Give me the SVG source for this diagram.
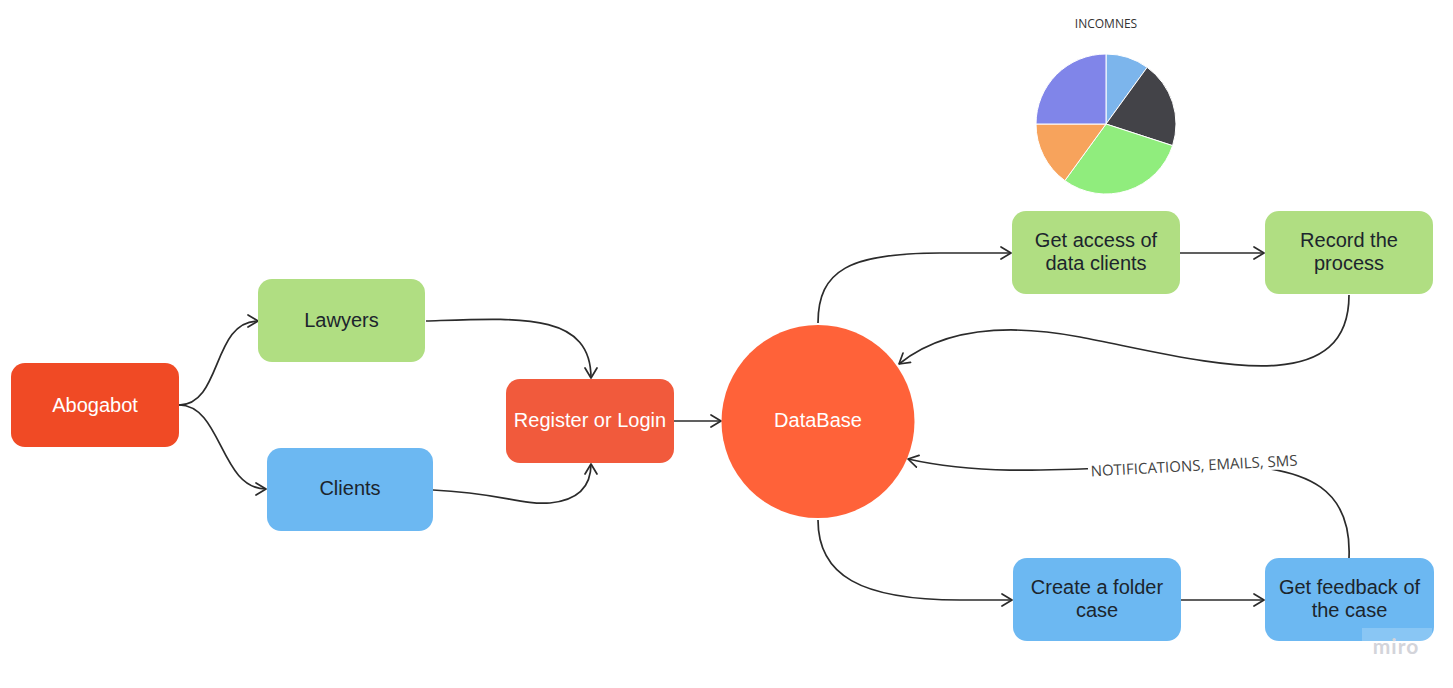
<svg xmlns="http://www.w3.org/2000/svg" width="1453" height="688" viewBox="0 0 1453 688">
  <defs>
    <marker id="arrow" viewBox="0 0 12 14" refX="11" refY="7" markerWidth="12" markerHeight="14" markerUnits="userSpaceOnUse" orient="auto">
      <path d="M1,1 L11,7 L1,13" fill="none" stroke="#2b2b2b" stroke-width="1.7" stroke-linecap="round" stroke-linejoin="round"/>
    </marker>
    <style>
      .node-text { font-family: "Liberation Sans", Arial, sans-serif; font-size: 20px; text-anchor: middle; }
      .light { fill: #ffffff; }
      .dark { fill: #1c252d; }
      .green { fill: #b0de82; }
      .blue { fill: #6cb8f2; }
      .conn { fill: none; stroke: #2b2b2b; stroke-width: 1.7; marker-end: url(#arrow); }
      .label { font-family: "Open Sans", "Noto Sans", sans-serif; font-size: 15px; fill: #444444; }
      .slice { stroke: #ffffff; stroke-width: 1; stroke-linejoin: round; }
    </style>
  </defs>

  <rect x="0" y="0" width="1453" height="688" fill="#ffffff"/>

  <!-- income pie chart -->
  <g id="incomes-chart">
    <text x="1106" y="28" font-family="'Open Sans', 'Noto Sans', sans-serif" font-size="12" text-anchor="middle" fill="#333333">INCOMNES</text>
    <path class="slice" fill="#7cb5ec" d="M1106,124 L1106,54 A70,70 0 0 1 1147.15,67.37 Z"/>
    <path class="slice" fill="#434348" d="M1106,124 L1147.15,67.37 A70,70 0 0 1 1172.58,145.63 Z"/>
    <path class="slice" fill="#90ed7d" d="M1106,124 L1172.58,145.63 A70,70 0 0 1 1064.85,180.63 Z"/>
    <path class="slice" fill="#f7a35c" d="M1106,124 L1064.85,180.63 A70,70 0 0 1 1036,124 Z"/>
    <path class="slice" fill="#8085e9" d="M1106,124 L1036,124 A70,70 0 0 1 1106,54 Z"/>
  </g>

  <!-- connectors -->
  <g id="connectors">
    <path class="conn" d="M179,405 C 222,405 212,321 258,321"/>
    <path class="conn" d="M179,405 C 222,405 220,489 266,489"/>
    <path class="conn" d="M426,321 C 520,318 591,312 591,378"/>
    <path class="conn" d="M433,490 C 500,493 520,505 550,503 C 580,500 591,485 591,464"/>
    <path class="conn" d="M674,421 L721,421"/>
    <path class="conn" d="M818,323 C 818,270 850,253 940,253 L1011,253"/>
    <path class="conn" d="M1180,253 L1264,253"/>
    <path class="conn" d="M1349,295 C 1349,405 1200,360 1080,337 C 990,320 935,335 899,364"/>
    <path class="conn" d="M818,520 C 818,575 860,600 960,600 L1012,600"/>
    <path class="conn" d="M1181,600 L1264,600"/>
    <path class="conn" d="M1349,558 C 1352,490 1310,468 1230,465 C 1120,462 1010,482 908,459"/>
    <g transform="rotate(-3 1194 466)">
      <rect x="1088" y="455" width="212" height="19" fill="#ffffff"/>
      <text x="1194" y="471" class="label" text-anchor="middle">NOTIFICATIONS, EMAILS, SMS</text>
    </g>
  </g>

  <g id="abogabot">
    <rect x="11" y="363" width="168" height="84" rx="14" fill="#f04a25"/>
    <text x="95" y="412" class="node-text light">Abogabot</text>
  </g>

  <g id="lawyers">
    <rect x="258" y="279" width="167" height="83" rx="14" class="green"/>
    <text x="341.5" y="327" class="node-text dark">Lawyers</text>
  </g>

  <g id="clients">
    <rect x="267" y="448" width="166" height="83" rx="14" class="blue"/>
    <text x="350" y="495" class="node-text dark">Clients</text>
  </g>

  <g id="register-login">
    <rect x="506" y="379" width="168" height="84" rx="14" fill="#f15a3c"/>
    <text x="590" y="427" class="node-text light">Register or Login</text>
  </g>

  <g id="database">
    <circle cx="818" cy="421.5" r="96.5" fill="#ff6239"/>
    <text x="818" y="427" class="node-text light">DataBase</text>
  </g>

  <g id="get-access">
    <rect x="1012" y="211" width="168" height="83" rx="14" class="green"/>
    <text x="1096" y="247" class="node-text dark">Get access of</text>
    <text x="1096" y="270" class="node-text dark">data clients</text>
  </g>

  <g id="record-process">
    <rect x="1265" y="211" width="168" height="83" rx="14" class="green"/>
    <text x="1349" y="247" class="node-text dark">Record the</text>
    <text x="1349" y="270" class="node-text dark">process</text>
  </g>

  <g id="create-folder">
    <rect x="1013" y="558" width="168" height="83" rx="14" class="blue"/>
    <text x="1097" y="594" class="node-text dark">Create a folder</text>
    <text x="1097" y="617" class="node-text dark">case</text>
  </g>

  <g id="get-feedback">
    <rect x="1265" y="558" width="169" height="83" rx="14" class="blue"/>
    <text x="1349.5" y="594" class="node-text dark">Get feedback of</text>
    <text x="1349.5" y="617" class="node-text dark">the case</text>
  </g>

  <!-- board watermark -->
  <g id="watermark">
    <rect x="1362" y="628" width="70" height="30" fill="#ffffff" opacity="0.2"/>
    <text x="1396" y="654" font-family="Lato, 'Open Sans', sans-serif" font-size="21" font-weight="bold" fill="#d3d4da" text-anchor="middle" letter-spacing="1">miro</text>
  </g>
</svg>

==

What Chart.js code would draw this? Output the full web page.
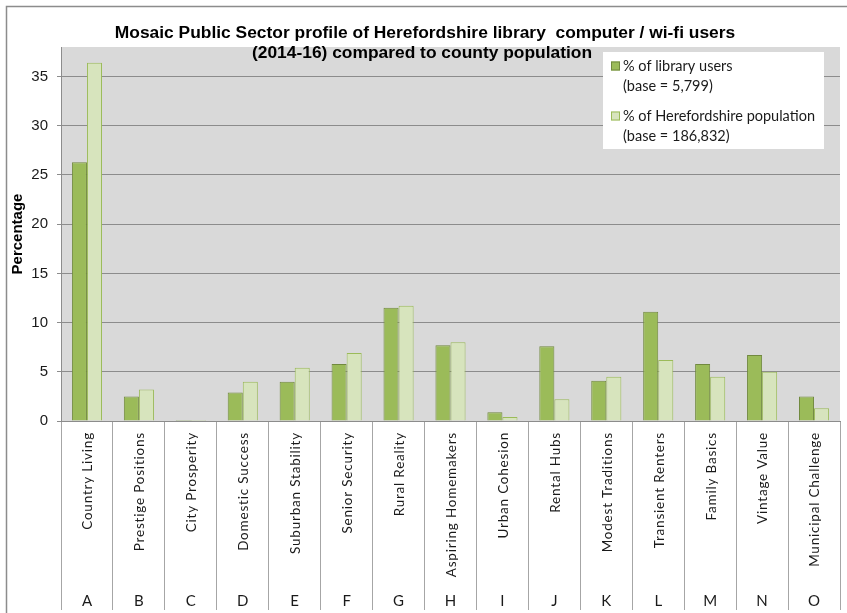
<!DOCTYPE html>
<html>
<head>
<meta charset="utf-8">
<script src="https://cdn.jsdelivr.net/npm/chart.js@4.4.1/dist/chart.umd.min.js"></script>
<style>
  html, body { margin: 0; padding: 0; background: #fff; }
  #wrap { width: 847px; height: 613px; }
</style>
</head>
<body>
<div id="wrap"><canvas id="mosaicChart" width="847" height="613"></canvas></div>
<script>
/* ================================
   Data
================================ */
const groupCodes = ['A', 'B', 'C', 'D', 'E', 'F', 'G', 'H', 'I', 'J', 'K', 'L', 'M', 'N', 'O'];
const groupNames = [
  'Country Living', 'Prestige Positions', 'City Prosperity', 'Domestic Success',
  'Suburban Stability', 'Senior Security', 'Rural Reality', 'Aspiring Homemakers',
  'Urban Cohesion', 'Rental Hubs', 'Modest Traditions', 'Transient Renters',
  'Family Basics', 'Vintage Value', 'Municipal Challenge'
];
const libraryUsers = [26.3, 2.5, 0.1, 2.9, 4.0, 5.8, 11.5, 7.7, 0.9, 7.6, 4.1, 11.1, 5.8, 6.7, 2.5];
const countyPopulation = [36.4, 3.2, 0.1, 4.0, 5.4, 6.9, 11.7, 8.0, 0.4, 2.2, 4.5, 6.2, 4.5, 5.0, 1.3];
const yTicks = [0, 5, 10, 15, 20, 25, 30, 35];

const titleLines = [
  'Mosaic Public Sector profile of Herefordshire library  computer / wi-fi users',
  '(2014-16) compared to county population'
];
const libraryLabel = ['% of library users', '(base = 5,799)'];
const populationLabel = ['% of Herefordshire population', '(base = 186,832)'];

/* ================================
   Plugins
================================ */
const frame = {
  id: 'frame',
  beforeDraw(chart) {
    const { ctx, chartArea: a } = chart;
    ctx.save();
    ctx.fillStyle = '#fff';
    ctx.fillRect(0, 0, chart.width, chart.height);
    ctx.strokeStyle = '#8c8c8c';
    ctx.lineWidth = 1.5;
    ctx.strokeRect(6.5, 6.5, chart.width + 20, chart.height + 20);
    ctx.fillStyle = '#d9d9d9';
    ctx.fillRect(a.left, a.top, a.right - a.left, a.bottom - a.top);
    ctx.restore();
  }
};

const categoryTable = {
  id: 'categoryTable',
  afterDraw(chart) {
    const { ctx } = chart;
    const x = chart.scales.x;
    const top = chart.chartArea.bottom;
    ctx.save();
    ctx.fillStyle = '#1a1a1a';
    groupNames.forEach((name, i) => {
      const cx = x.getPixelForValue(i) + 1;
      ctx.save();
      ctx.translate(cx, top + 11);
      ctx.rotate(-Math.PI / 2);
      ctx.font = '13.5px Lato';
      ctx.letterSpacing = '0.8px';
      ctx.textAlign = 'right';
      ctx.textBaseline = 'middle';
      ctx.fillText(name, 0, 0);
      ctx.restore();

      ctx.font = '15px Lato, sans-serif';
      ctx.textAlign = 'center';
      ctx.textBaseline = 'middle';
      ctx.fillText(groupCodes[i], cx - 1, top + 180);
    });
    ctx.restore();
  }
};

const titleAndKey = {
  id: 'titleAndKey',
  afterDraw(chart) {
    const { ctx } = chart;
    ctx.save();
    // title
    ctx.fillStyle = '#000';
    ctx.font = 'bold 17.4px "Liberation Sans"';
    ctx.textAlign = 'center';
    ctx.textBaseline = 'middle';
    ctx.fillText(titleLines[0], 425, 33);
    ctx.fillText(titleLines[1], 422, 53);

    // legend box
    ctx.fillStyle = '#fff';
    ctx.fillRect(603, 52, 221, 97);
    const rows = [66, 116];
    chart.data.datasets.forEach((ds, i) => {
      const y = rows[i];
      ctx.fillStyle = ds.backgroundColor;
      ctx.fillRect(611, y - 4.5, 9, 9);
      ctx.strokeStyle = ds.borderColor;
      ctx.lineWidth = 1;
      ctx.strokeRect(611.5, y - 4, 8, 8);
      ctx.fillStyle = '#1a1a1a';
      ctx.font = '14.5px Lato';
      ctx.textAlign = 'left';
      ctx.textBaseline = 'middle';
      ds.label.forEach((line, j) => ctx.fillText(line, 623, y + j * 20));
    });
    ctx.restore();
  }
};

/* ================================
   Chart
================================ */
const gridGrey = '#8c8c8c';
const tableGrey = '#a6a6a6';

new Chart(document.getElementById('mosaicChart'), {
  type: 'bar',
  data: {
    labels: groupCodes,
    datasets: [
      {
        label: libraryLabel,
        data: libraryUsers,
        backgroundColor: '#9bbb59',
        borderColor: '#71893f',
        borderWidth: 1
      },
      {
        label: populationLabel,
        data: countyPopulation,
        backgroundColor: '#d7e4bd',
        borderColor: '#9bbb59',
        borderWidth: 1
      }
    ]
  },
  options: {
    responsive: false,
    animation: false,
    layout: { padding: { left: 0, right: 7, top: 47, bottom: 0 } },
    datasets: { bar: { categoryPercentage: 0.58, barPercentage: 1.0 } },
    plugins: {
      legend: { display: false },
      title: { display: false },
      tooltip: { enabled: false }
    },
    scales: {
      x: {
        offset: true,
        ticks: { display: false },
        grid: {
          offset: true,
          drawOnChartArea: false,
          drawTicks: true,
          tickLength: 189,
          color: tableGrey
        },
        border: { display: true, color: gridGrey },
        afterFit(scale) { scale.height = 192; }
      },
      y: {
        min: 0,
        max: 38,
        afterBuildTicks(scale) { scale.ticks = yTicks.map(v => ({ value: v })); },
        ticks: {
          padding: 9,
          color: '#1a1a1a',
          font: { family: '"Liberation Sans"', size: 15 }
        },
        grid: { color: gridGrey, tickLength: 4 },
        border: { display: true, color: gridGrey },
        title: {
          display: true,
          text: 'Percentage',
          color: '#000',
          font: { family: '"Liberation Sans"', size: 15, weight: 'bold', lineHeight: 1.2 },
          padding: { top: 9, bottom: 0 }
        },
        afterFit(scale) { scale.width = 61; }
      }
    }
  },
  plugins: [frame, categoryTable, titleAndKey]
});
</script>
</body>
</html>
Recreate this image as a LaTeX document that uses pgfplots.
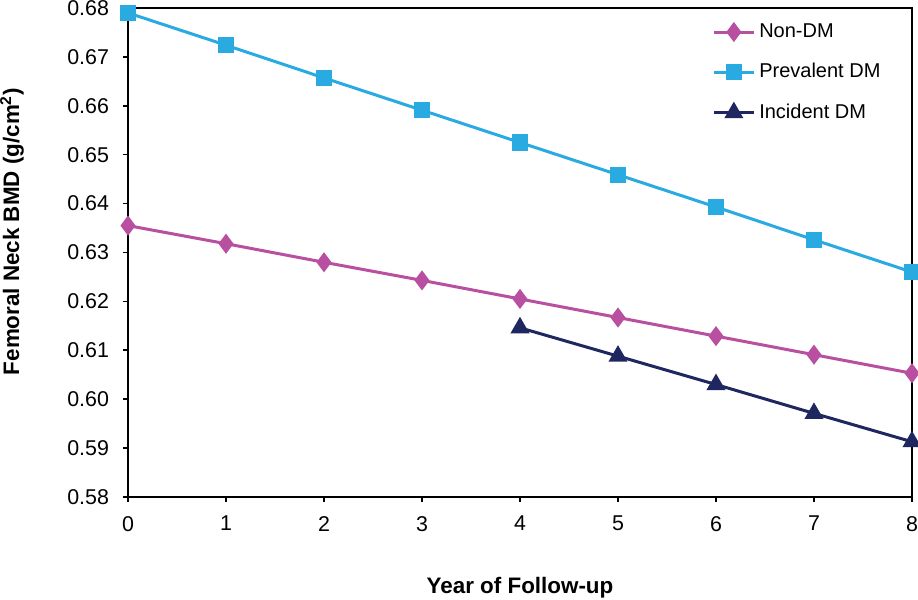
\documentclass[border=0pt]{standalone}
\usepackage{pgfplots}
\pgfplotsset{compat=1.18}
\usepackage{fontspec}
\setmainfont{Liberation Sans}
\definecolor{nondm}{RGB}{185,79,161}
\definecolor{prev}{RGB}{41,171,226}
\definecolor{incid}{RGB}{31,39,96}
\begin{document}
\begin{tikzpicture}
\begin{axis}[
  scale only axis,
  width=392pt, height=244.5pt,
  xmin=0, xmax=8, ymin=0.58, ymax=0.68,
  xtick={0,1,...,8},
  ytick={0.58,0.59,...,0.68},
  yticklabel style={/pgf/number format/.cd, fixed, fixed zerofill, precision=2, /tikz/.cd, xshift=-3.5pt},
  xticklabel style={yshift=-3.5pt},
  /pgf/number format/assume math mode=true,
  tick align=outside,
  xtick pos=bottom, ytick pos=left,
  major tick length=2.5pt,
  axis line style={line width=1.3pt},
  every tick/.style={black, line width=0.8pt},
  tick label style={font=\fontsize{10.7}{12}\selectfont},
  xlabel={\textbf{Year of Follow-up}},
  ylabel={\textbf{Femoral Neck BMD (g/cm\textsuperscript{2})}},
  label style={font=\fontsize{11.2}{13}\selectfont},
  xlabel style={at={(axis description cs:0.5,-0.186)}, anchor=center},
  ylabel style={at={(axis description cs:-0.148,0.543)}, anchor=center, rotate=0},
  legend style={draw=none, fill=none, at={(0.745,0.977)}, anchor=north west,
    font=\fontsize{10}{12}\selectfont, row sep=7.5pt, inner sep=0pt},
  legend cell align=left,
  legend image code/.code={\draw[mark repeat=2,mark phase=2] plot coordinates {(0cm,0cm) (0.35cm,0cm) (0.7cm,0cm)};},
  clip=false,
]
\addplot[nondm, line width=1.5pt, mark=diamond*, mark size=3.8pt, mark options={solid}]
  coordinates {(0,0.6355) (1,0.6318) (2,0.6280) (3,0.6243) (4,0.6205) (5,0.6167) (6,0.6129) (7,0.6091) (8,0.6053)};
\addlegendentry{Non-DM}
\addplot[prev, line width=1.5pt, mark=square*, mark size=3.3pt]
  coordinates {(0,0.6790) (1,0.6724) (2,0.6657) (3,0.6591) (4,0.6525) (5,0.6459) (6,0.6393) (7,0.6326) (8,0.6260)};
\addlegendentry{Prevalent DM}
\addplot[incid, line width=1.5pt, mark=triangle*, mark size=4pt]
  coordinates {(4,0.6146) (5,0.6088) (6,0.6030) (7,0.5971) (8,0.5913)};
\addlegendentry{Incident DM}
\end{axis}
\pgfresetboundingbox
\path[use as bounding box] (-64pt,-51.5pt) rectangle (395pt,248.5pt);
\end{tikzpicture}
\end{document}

= WORK TO COMPLETE =
Copy the lines from the entries above in which the word "image" appears.

= RESULT OF THIS TASK =
Recreate this image as a LaTeX document that uses pgfplots.
  legend image code/.code={\draw[mark repeat=2,mark phase=2] plot coordinates {(0cm,0cm) (0.35cm,0cm) (0.7cm,0cm)};},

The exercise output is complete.